Llosa anunciou que não mais escreverá romances. Sempre é um luto para os
leitores, certo tipo de orfandade. Porque soa como um abandono ou rompimento
brusco e inesperado, semelhante à triste notícia do AVC de Keith Jarrett, que o
afastará em definitivo da criação de novos álbuns. Desde a adolescência eles me
acompanham, estão próximos; como irmãos mais velhos e admirados de quem
esperamos companhia, suas histórias se misturam às minhas tardes preguiçosas ou
às longas noites em que o sono é derrotado pela urgência dos enredos.
Em comum, entre eles, a melodia cotidiana dos
episódios banais e o olhar sobre o poder, sobre como a política manipula nossas
vidas. O albanês Ismail Kadaré, morto em julho passado, no ótimo “Um ditador na
linha” especula sobre o telefonema de Josef Stálin a Boris Pasternak. São
várias as versões do diálogo, mas acredito na de Isaiah Berlin, segundo a qual
Pasternak não honrou seu tamanho moral. À época, era o grande escritor russo,
celebrado por seu “Doutor Jivago” (no cinema, com a linda Julie Christie e Omar
Sharif), e sua resposta deixaria Osip Mandelstam sem abrigo e ao relento
político. Stálin tinha em mente o assassinato do poeta. Pasternak, por essa
versão, disse ao tirano que tinha ideias diferentes de Mandelstam e sabia,
claro, que sua irrelevante sinceridade conduziria o outro ao degredo. Talvez
fosse medo de desagradar ao sanguinário ditador ou a conhecida inveja entre
escritores. Não deu outra. Mandelstam sucumbiria num campo de trabalho forçado,
próximo a Vladivostok.
Na simbologia política, o telefonema retrata
um dos momentos cruciais do domínio do terror stalinista sobre a sociedade
soviética. Talvez Kadaré tenha se inspirado no diálogo de três minutos por
lembrar de seu padecimento sob a ditadura de Enver Hoxha, outro meliante do
Leste Europeu comunista. A vigilância da polícia política o faz desenvolver uma
literatura muitas vezes simbólica em simbiose com a violência. “Abril
despedaçado”, belamente filmado por Walter Salles,
baseia-se em seu livro homônimo. Mas ali Kadaré consegue enfrentar o demônio e
o medo — e constrói uma poderosa alegoria.
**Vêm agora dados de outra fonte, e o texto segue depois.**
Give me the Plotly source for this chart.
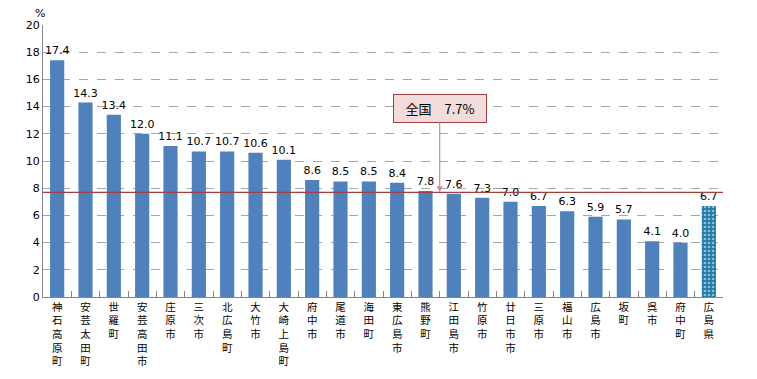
import plotly.graph_objects as go

categories = ["神石高原町", "安芸太田町", "世羅町", "安芸高田市", "庄原市", "三次市", "北広島町",
              "大竹市", "大崎上島町", "府中市", "尾道市", "海田町", "東広島市", "熊野町", "江田島市",
              "竹原市", "廿日市市", "三原市", "福山市", "広島市", "坂町", "呉市", "府中町", "広島県"]
values = [17.4, 14.3, 13.4, 12.0, 11.1, 10.7, 10.7, 10.6, 10.1, 8.6, 8.5, 8.5, 8.4, 7.8, 7.6,
          7.3, 7.0, 6.7, 6.3, 5.9, 5.7, 4.1, 4.0, 6.7]
national = 7.7
y_ticks = [0, 2, 4, 6, 8, 10, 12, 14, 16, 18, 20]

n = len(categories)
vert_labels = ["<br>".join(list(c)) for c in categories]

fig = go.Figure()
fig.add_trace(go.Bar(
    x=categories[:-1], y=values[:-1],
    marker=dict(color="#4F81BD", line=dict(width=0)),
    text=[f"{v:.1f}" for v in values[:-1]], textposition="outside", constraintext="none",
    textfont=dict(size=11, color="black", family="DejaVu Sans"),
    cliponaxis=False, width=0.5, showlegend=False,
))
fig.add_trace(go.Bar(
    x=categories[-1:], y=values[-1:],
    marker=dict(color="#1F7BA8", line=dict(width=0),
                pattern=dict(shape=".", fgcolor="white", bgcolor="#1F7BA8", size=4, solidity=0.35)),
    text=[f"{v:.1f}" for v in values[-1:]], textposition="outside", constraintext="none",
    textfont=dict(size=11, color="black", family="DejaVu Sans"),
    cliponaxis=False, width=0.5, showlegend=False,
))

fig.add_shape(type="line", xref="paper", x0=0, x1=1, yref="y", y0=national, y1=national,
              line=dict(color="#A0413F", width=1.2))

fig.add_annotation(
    x=13.5, y=national, xref="x", yref="y",
    text="全国　7.7%", showarrow=True, arrowhead=2, arrowsize=1, arrowwidth=1.2,
    arrowcolor="#D08A88", ax=0, ay=-84, standoff=0,
    width=82, height=17,
    font=dict(size=13, color="black", family="Noto Sans CJK JP"),
    bgcolor="#F2DCDB", bordercolor="#A0413F", borderwidth=1, borderpad=5,
)

fig.add_annotation(x=0, y=1.0, xref="paper", yref="paper", xanchor="left", yanchor="bottom",
                   xshift=-10, yshift=3, text="%", showarrow=False,
                   font=dict(size=11, color="black", family="DejaVu Sans"))

# page body has an 8px margin: figure is sized/margined to land where the reference is
fig.update_layout(
    width=749, height=371,
    margin=dict(l=35, r=34, t=17, b=82, autoexpand=False),
    paper_bgcolor="white", plot_bgcolor="white",
    barmode="overlay",
    font=dict(family="Noto Sans CJK JP", size=12, color="black"),
)
fig.update_xaxes(
    type="category", categoryorder="array", categoryarray=categories,
    tickmode="array", tickvals=categories, ticktext=vert_labels,
    tickfont=dict(size=10.5, family="Noto Sans CJK JP", color="black"), tickangle=0,
    showline=True, linecolor="#868686", linewidth=1,
    ticks="inside", tickson="boundaries", ticklen=6, tickcolor="#868686",
    showgrid=False, range=[-0.5, n - 0.5],
)
fig.update_yaxes(
    range=[0, 20], tickvals=y_ticks, ticktext=[str(t) for t in y_ticks],
    showline=True, linecolor="#868686", linewidth=1,
    showgrid=True, gridcolor="#A6A6A6", griddash="dash", gridwidth=1,
    ticks="", tickfont=dict(size=11, family="DejaVu Sans"), zeroline=False,
)

fig.write_html("out.html")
Kadaré, Auster e Vargas Llosa, ou até mesmo o
poético Javier Marias, têm gradações distintas ao falar dos efeitos dos
diversos tipos de poder sobre a sociedade. Mesmo quando Marias ou Llosa navegam
por (digamos) enredos de amor, a atormentada realidade alcança as personagens,
trata de desatar as relações. É possível que muitos desses autores não sejam
lembrados dentro de 50 anos ou que deles sobrem apenas um ou outro título. Do
afamado Hemingway, ficaram somente “O Velho e o mar” e “Paris é uma festa”. Isso
não importa agora. Eles ajudaram a construir um período e a deixar grafada a
luta contra a tirania — no caso, a consolidação dos conceitos de democracia nas
sociedades ocidentais contemporâneas. Não é pouco.
O percurso de Llosa, entre eles, é bastante peculiar. A desilusão com Cuba o tornou um renitente intelectual de centro-direita. Mas “Peixe na água”, ao registrar sua derrotada campanha presidencial no Peru, antecipa as armas e o populismo da nova extrema direita. Isso conta. Sua posição política o tornou um incômodo entre os escritores, embora se reconheça sua potência criativa e de pensamento. As correntes formadoras de opinião desejam todos à esquerda —foi assim com Jorge Luis Borges, apoiador da ditadura argentina, hoje visto como um clássico mundial. Suas posições direitistas foram superadas por sua obra — morto, suas opiniões deixaram de ter valor.